How “Slow Poke” Ty Cobb angered the opposition with stall tactics

Manager Ty Cobb observes his team in action at Navin Field in Detroit, circa 1923.

When Ty Cobb was named manager of the Tigers before the 1921 season, it was a decision applauded by experts in the baseball world. The Sporting News, the self-described “Bible of Baseball,” wrote:

Detroit has turned to their famed batting champion to build a flag-winner in the American League. Who better? Terrible Ty knows the circuit better than any man, he can recite the names and favored pitches of every tosser and describe the batting habits of every batter in the loop. With his unmatched guidance, the Ty-gers future looks brighter than it did yesterday.

The future looked bright for Detroit, but ultimately in his six seasons as player/manager, Cobb failed to capture a flag. While others, namely his rival Tris Speaker and the so-called “Right-Handed Ty Cobb,” Rogers Hornsby, won titles in the dual role, the pennant escaped The Peach. His only success at the helm of a team came as a hitting mentor. His pupils battered the baseball better than any team in the game, and several also-rans became batting title contenders under his watchful eye in the batting cage.

“Honestly, I could teach hitting,” Cobb once explained modestly.

But there are three parts to a baseball game: hitting, pitching, and fielding, and Detroit couldn’t do the two last parts all that well under Cobb. That’s why they averaged 79 wins in his six seasons as their player/manager. And that’s why Detroit didn’t flinch when Ty announced his retirement following the 1926 season.

Cobb’s greatest success came with his hitting pupils, but his oddest idiosyncrasy was his habits with his pitchers. Ty didn’t like pitchers, frankly he thought they were dopes. “A pitcher can be outfoxed with simple tactics,” Ty told his biographer years later. For Cobb, a pitcher deserved little respect, and mostly scorn. He felt he needed to despise pitchers in order to defeat them. But as manager he was in a position where he had to motivate his pitchers to succeed. Predictably, he found it a difficult task.

Most pitchers who played for Cobb hated his guts. That’s because the Detroit manager had little patience with them and he certainly had no intention to coddle their egos. “The only time [Cobb] talked to me in the three years I pitched for him was when I didn’t complete my game, and that was to yell at me,” pitcher Herman Pillette said. Others, like Dutch Leonard, were insubordinate to Cobb and argued with him whenever he came to the mound. Those meetings on the mound were epic during the Cobb years.

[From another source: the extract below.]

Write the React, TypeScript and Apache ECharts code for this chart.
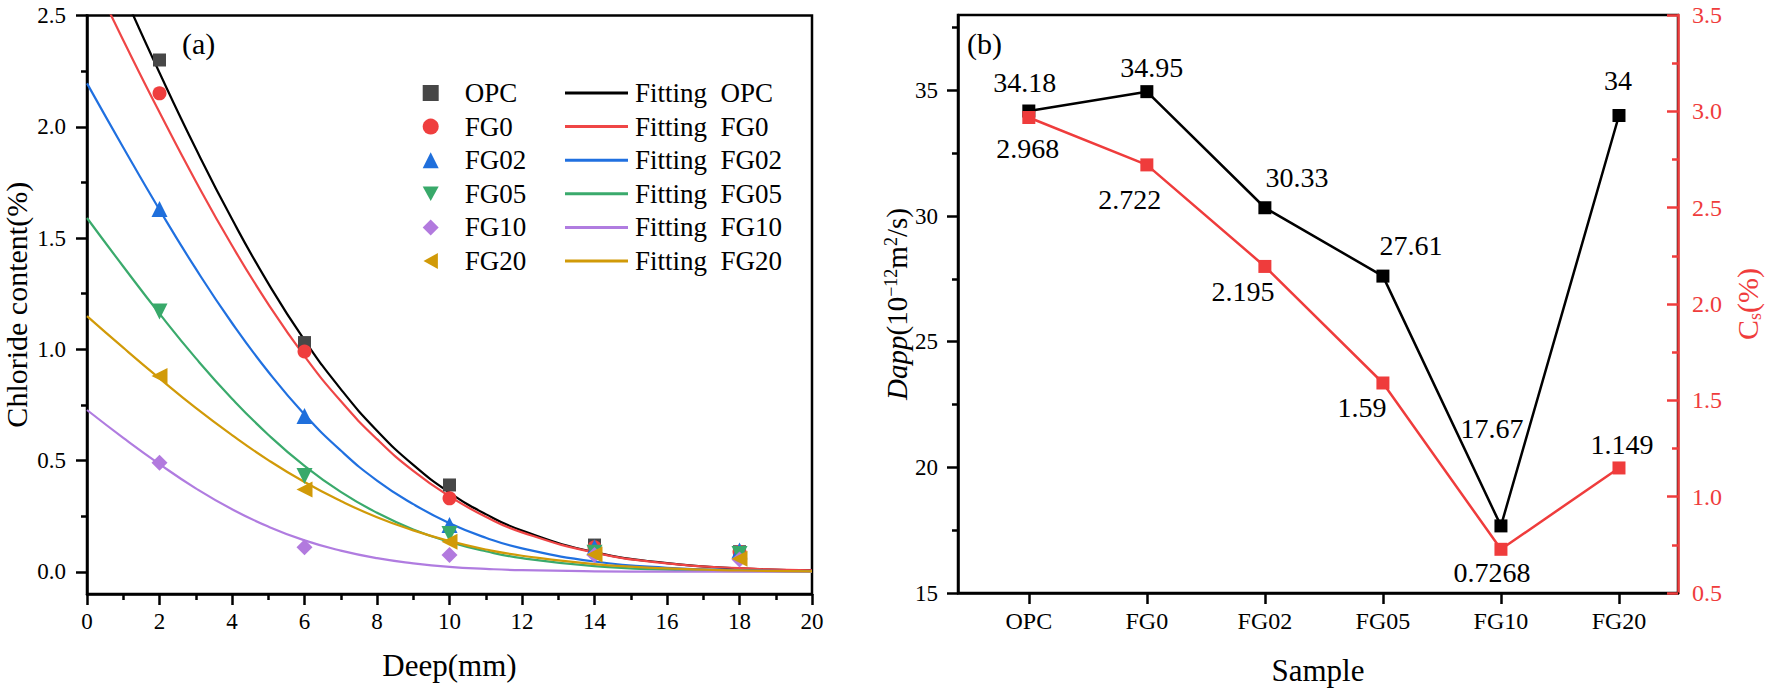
import React, { useEffect, useRef } from "react";
import * as echarts from "echarts";

// ---------- Panel (a): chloride profiles ----------
const depth = [2, 6, 10, 14, 18];
const opc = [2.3, 1.03, 0.39, 0.12, 0.09];
const fg0 = [2.15, 0.99, 0.33, 0.11, 0.09];
const fg02 = [1.63, 0.7, 0.21, 0.11, 0.095];
const fg05 = [1.17, 0.43, 0.17, 0.085, 0.08];
const fg10 = [0.49, 0.11, 0.075, 0.075, 0.055];
const fg20 = [0.88, 0.37, 0.135, 0.077, 0.058];

// fitted curves
const fitX = [0, 1, 2, 3, 4, 5, 6, 7, 8, 9, 10, 11, 12, 14, 16, 18, 20];
const fitOPC = [2.968, 2.601, 2.243, 1.902, 1.585, 1.296, 1.041, 0.821, 0.634, 0.48, 0.356, 0.259, 0.185, 0.088, 0.039, 0.015, 0.006];
const fitFG0 = [2.722, 2.389, 2.065, 1.755, 1.466, 1.203, 0.969, 0.767, 0.596, 0.453, 0.339, 0.247, 0.177, 0.086, 0.038, 0.016, 0.006];
const fitFG02 = [2.195, 1.907, 1.627, 1.362, 1.118, 0.899, 0.707, 0.545, 0.41, 0.304, 0.218, 0.153, 0.105, 0.046, 0.018, 0.007, 0.002];
const fitFG05 = [1.59, 1.372, 1.16, 0.96, 0.778, 0.616, 0.476, 0.359, 0.265, 0.19, 0.134, 0.092, 0.061, 0.025, 0.009, 0.003, 0.001];
const fitFG10 = [0.727, 0.602, 0.484, 0.375, 0.281, 0.203, 0.141, 0.095, 0.061, 0.038, 0.022, 0.013, 0.007, 0.002, 0.0004, 0.0001, 0];
const fitFG20 = [1.149, 1.007, 0.869, 0.736, 0.614, 0.502, 0.403, 0.318, 0.245, 0.186, 0.138, 0.1, 0.072, 0.034, 0.015, 0.006, 0.002];

const groupNames = ["OPC", "FG0", "FG02", "FG05", "FG10", "FG20"];
const yTicksA = [0, 0.5, 1.0, 1.5, 2.0, 2.5];
const yMinorA = [0.25, 0.75, 1.25, 1.75, 2.25];

// ---------- Panel (b) ----------
const samples = ["OPC", "FG0", "FG02", "FG05", "FG10", "FG20"];
const dapp = [34.18, 34.95, 30.33, 27.61, 17.67, 34];
const cs = [2.968, 2.722, 2.195, 1.59, 0.7268, 1.149];
const yTicksB = [15, 20, 25, 30, 35];
const yMinorB = [17.5, 22.5, 27.5, 32.5, 37.5];
const sampleIdx = [0, 1, 2, 3, 4, 5];

// label placement (style)
const dappLabelOffset = [[-4, -28], [5, -24], [32, -30], [28, -31], [-9, -97], [-1, -35]];
const csLabelOffset = [[-1, 31], [-17, 35], [-22, 25], [-21, 25], [-9, 23], [3, -23]];

const FONT = "Times New Roman";
const RED = "#ef3c3c";

const TRI_DOWN = "path://M0,0 L10,0 L5,9 Z";
const TRI_LEFT = "path://M9,0 L9,10 L0,5 Z";

export default function App() {
  const ref = useRef<HTMLDivElement>(null);
  useEffect(() => {
    if (!ref.current) return;
    const chart = echarts.init(ref.current, null, { renderer: "svg" });

    const pts = [opc, fg0, fg02, fg05, fg10, fg20];
    const fits = [fitOPC, fitFG0, fitFG02, fitFG05, fitFG10, fitFG20];
    const markerColors = ["#474747", "#ef3e3e", "#1f6fdc", "#38a96a", "#b27ade", "#d19a08"];
    const lineColors = ["#000000", "#ef4646", "#2070e0", "#3aaa6c", "#b07ce0", "#d19a08"];
    const symbols = ["rect", "circle", "triangle", TRI_DOWN, "diamond", TRI_LEFT];
    const sizes = [13, 14, 16, 16, 16, 16];

    const blackLine = { color: "#000", width: 2.5 };
    const tickStyle = { color: "#000", width: 2.5 };
    const labelBase = { color: "#000", fontFamily: FONT };

    const fitSeries = groupNames.map((g, k) => ({
      type: "line",
      name: "Fitting  " + g,
      xAxisIndex: 0,
      yAxisIndex: 0,
      data: fitX.map((x, i) => [x, fits[k][i]]),
      symbol: "none",
      showSymbol: false,
      smooth: true,
      lineStyle: { color: lineColors[k], width: 2.2 },
      itemStyle: { color: lineColors[k] },
      z: 2,
    }));
    const ptSeries = groupNames.map((g, k) => ({
      type: "scatter",
      name: g,
      xAxisIndex: 0,
      yAxisIndex: 0,
      data: depth.map((x, i) => [x, pts[k][i]]),
      symbol: symbols[k],
      symbolSize: sizes[k],
      itemStyle: { color: markerColors[k], opacity: 1 },
      z: 3,
    }));

    const option: any = {
      animation: false,
      backgroundColor: "#fff",
      textStyle: { fontFamily: FONT },
      grid: [
        { left: 85, top: 15.5, width: 727, height: 578.5, show: true, borderColor: "#000", borderWidth: 2.5, backgroundColor: "transparent" },
        { left: 958, top: 15, width: 720, height: 581, show: true, borderColor: "#000", borderWidth: 2.5, backgroundColor: "transparent" },
      ],
      xAxis: [
        {
          type: "value", gridIndex: 0, min: 0, max: 20, interval: 2,
          axisLine: { onZero: false, lineStyle: blackLine },
          axisTick: { length: 11, lineStyle: tickStyle },
          minorTick: { show: true, splitNumber: 2, length: 6, lineStyle: tickStyle },
          splitLine: { show: false },
          axisLabel: { ...labelBase, fontSize: 23, margin: 16 },
          name: "Deep(mm)", nameLocation: "middle", nameGap: 56,
          nameTextStyle: { ...labelBase, fontSize: 31 },
        },
        {
          type: "value", gridIndex: 1, min: -0.6, max: 5.5,
          axisLine: { onZero: false, lineStyle: blackLine },
          axisTick: { length: 11, lineStyle: tickStyle, customValues: sampleIdx },
          splitLine: { show: false },
          axisLabel: { ...labelBase, fontSize: 24, margin: 16, customValues: sampleIdx, formatter: (v: number) => samples[Math.round(v)] ?? "" },
          name: "Sample", nameLocation: "middle", nameGap: 62,
          nameTextStyle: { ...labelBase, fontSize: 31 },
        },
      ],
      yAxis: [
        {
          type: "value", gridIndex: 0, min: -0.1, max: 2.5, position: "left",
          axisLine: { onZero: false, lineStyle: blackLine },
          axisTick: { length: 11, lineStyle: tickStyle, customValues: yTicksA },
          splitLine: { show: false },
          axisLabel: { ...labelBase, fontSize: 23, margin: 21, customValues: yTicksA, formatter: (v: number) => v.toFixed(1) },
          name: "Chloride content(%)", nameLocation: "middle", nameGap: 56,
          nameTextStyle: { ...labelBase, fontSize: 30 },
        },
        {
          type: "value", gridIndex: 0, min: -0.1, max: 2.5, position: "left",
          axisLine: { show: false, onZero: false },
          axisTick: { length: 6, lineStyle: tickStyle, customValues: yMinorA },
          axisLabel: { show: false },
          splitLine: { show: false },
        },
        {
          type: "value", gridIndex: 1, min: 15, max: 38, position: "left",
          axisLine: { onZero: false, lineStyle: blackLine },
          axisTick: { length: 11, lineStyle: tickStyle, customValues: yTicksB },
          splitLine: { show: false },
          axisLabel: { ...labelBase, fontSize: 23, margin: 20, customValues: yTicksB },
          name: "{i|Dapp}(10{sup|−12}m{sup|2}/s)", nameLocation: "middle", nameGap: 46,
          nameTextStyle: {
            ...labelBase, fontSize: 29,
            rich: {
              i: { fontStyle: "italic", fontSize: 29, fontFamily: FONT, color: "#000" },
              sup: { fontSize: 18, fontFamily: FONT, color: "#000", verticalAlign: "top", lineHeight: 30 },
            },
          },
        },
        {
          type: "value", gridIndex: 1, min: 15, max: 38, position: "left",
          axisLine: { show: false, onZero: false },
          axisTick: { length: 6, lineStyle: tickStyle, customValues: yMinorB },
          axisLabel: { show: false },
          splitLine: { show: false },
        },
        {
          type: "value", gridIndex: 1, min: 0.5, max: 3.5, interval: 0.5, position: "right",
          axisLine: { show: true, onZero: false, lineStyle: { color: RED, width: 2.5 } },
          axisTick: { inside: true, length: 11, lineStyle: { color: RED, width: 2.5 } },
          minorTick: { show: true, splitNumber: 2, length: 6, lineStyle: { color: RED, width: 2.5 } },
          splitLine: { show: false },
          axisLabel: { color: RED, fontFamily: FONT, fontSize: 24, margin: 14, formatter: (v: number) => v.toFixed(1) },
          name: "C{sub|s}(%)", nameLocation: "middle", nameGap: 52, nameRotate: 90,
          nameTextStyle: {
            color: RED, fontFamily: FONT, fontSize: 30,
            rich: { sub: { fontSize: 18, color: RED, fontFamily: FONT, verticalAlign: "bottom", lineHeight: 34 } },
          },
        },
      ],
      legend: [
        {
          data: groupNames,
          orient: "vertical", left: 417.7, top: 74,
          itemWidth: 16, itemHeight: 16, itemGap: 5.6,
          selectedMode: false,
          textStyle: { ...labelBase, fontSize: 27, lineHeight: 28, padding: [0, 0, 0, 21] },
        },
        {
          data: groupNames.map((g) => ({ name: "Fitting  " + g, icon: "rect" })),
          orient: "vertical", left: 560, top: 74,
          itemWidth: 63, itemHeight: 3, itemGap: 5.6,
          selectedMode: false,
          textStyle: { ...labelBase, fontSize: 27, lineHeight: 28, padding: [0, 0, 0, 2] },
        },
      ],
      graphic: [
        { type: "text", left: 182, top: 28, style: { text: "(a)", fontSize: 30, fontFamily: FONT, fill: "#000" } },
        { type: "text", left: 967, top: 28, style: { text: "(b)", fontSize: 30, fontFamily: FONT, fill: "#000" } },
      ],
      series: [
        ...fitSeries,
        ...ptSeries,
        {
          type: "line", name: "Dapp", xAxisIndex: 1, yAxisIndex: 2,
          data: dapp.map((v, i) => ({ value: [sampleIdx[i], v], label: { offset: dappLabelOffset[i] } })),
          symbol: "rect", symbolSize: 13,
          lineStyle: { color: "#000", width: 2.5 },
          itemStyle: { color: "#000" },
          label: { show: true, position: "inside", ...labelBase, fontSize: 28, formatter: (p: any) => String(p.value[1]) },
          z: 3,
        },
        {
          type: "line", name: "Cs", xAxisIndex: 1, yAxisIndex: 4,
          data: cs.map((v, i) => ({ value: [sampleIdx[i], v], label: { offset: csLabelOffset[i] } })),
          symbol: "rect", symbolSize: 13,
          lineStyle: { color: RED, width: 2.5 },
          itemStyle: { color: RED },
          label: { show: true, position: "inside", ...labelBase, fontSize: 28, formatter: (p: any) => String(p.value[1]) },
          z: 4,
        },
      ],
    };
    chart.setOption(option);
    return () => chart.dispose();
  }, []);

  return (
    <div
      ref={ref}
      style={{ position: "absolute", left: 0, top: 0, width: 1769, height: 691, background: "#fff" }}
    />
  );
}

Like all player/managers, Cobb was running his team from his position on the field, in his case center field. From there, his biggest pet peeve was watching his pitcher throw pitches out of the strike zone. His shrill voice would fill the air with expletives as he hollered at a nervous pitcher to “Get the damn ball over the plate!” If that didn’t work, Ty would start his famous stall tactics, which became notorious in the American League.

“We can’t let that SOB take charge of the events every game,” Washington Senators owner Clark Griffith complained after a grueling series against Detroit in D.C. in 1926. “His slow-poke tactics tick off the players, the umpires, and the fans.”

Griffith was speaking of Cobb’s incessant visits to the mound during a doubleheader that took more than five hours, a long time in those days. When Cobb’s pitchers started getting into trouble, he would walk to the mound ever so slowly from center field, lamenting his bad fortune the entire way. In those days there were no hard rules about visits to the mound, and no restrictions on stoppage in play for defensive adjustments. The Detroit manager was known to trot in to discuss defensive positioning with his infielders, to the exhausted frustration of the opposition. During the Washington series, opposing manager Bucky Harris was expelled from the game after confronting the umpires during a Cobb stall session.

His pitchers hated Cobb’s in-game histrionics, and rightly so. His interruptions (and constant barking from center field) were annoying and halted their in-game momentum. During Cobb’s tenure as Tigers’ skipper, the team finished in the bottom half of the league in earned run average every season.

“Cobb didn’t understand pitching,” lefty Bert Cole said, “and he thought his screaming and yelling would make us better. It just made most pitchers nervous.”

After his unsuccessful tenure as manager, Cobb’s retirement didn’t stick, and he came back to play two final seasons with the Athletics. He never again managed a team, and he didn’t miss it.

“I didn’t have the temperament to deal with players who weren’t as committed to excellence as I was,” Cobb explained years later.